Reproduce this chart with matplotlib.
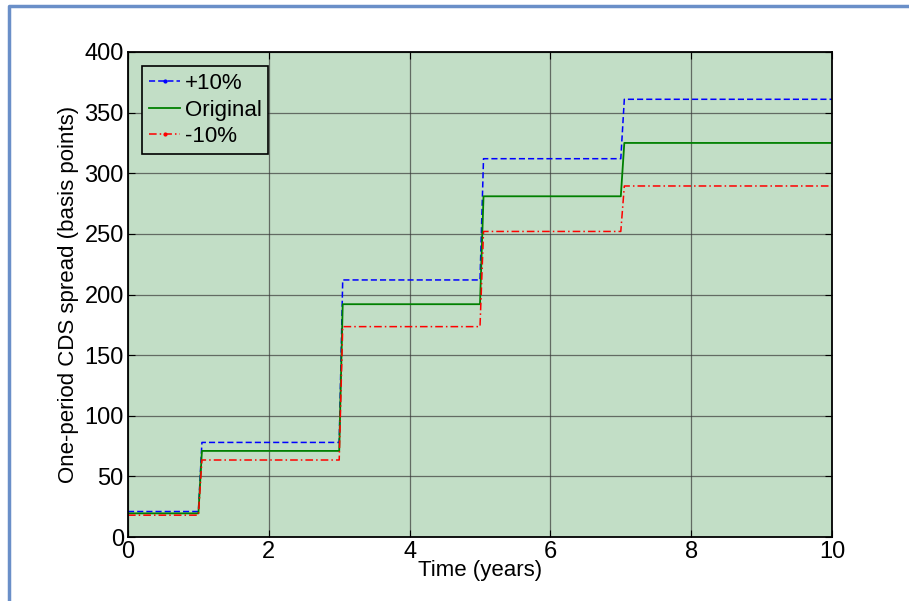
"""One-period CDS spread term structure under +/-10% hazard-rate shocks."""
import matplotlib
matplotlib.use("Agg")
import matplotlib.pyplot as plt
from matplotlib.lines import Line2D
import numpy as np

# step breakpoints (years) and the spread level on each period (bp)
breaks = [0, 1, 3, 5, 7, 10]
plus10 = [21, 78, 212, 312, 361]
original = [19.5, 71, 192, 281, 325]
minus10 = [18, 63.5, 173.5, 252, 289.5]
labels = ["+10%", "Original", "-10%"]
RAMP = 0.05  # transitions in the source are sampled, not vertical

xticks = [0, 2, 4, 6, 8, 10]
yticks = [0, 50, 100, 150, 200, 250, 300, 350, 400]

BG = "#c2dec6"
plt.rcParams["font.family"] = ["Liberation Sans", "DejaVu Sans"]


def step_xy(levels):
    xs, ys = [], []
    for i, v in enumerate(levels):
        x0 = breaks[i] + (RAMP if i else 0)
        xs += [x0, breaks[i + 1]]
        ys += [v, v]
    return xs, ys


styles = [dict(color="blue", lw=1.1, dashes=(4, 2), marker="."),
          dict(color="green", lw=1.3, ls="-", marker=None),
          dict(color="red", lw=1.1, dashes=(5, 2, 1, 2), marker=".")]

fig = plt.figure(figsize=(9.09, 6.01), dpi=100)
ax = fig.add_axes([128 / 909, 1 - 537 / 601, 704 / 909, 485 / 601])
ax.set_facecolor(BG)

handles = []
for levels, st, lab in zip([plus10, original, minus10], styles, labels):
    x, y = step_xy(levels)
    kw = {k: v for k, v in st.items() if k != "marker"}
    ax.plot(x, y, **kw)
    handles.append(Line2D([], [], marker=st["marker"], ms=4, label=lab, **kw))

ax.set_xlim(0, 10)
ax.set_ylim(0, 400)
ax.set_xticks(xticks)
ax.set_yticks(yticks)
ax.grid(True, color="#3a3a3a", lw=0.9, alpha=0.7)
ax.tick_params(direction="in", length=5, labelsize=17, top=True, right=True,
               pad=3)
for s in ax.spines.values():
    s.set_linewidth(1.3)
ax.set_xlabel("Time (years)", fontsize=16, labelpad=-2)
ax.set_ylabel("One-period CDS spread (basis points)", fontsize=16, labelpad=4)

leg = ax.legend(handles=handles, loc="upper left", fontsize=16, frameon=True,
                fancybox=False, handlelength=1.4, handletextpad=0.2,
                borderpad=0.3, labelspacing=0.25, borderaxespad=0.65)
leg.get_frame().set_facecolor(BG)
leg.get_frame().set_edgecolor("black")
leg.get_frame().set_alpha(1)
leg.get_frame().set_linewidth(1.2)

# outer blue frame (left and top edges only are visible in the source)
fig.add_artist(Line2D([9 / 909, 9 / 909, 1.0], [0.0, 1 - 6 / 601, 1 - 6 / 601],
                      transform=fig.transFigure, color="#6a8fc8", lw=2.5))

fig.savefig("out.png", dpi=100)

+ + + +

TO BE DONE >>
From the material above, gather all lines that include the string "matplotlib" and copy them.

TASK RESPONSE >>
Reproduce this chart with matplotlib.
import matplotlib
matplotlib.use("Agg")
import matplotlib.pyplot as plt
from matplotlib.lines import Line2D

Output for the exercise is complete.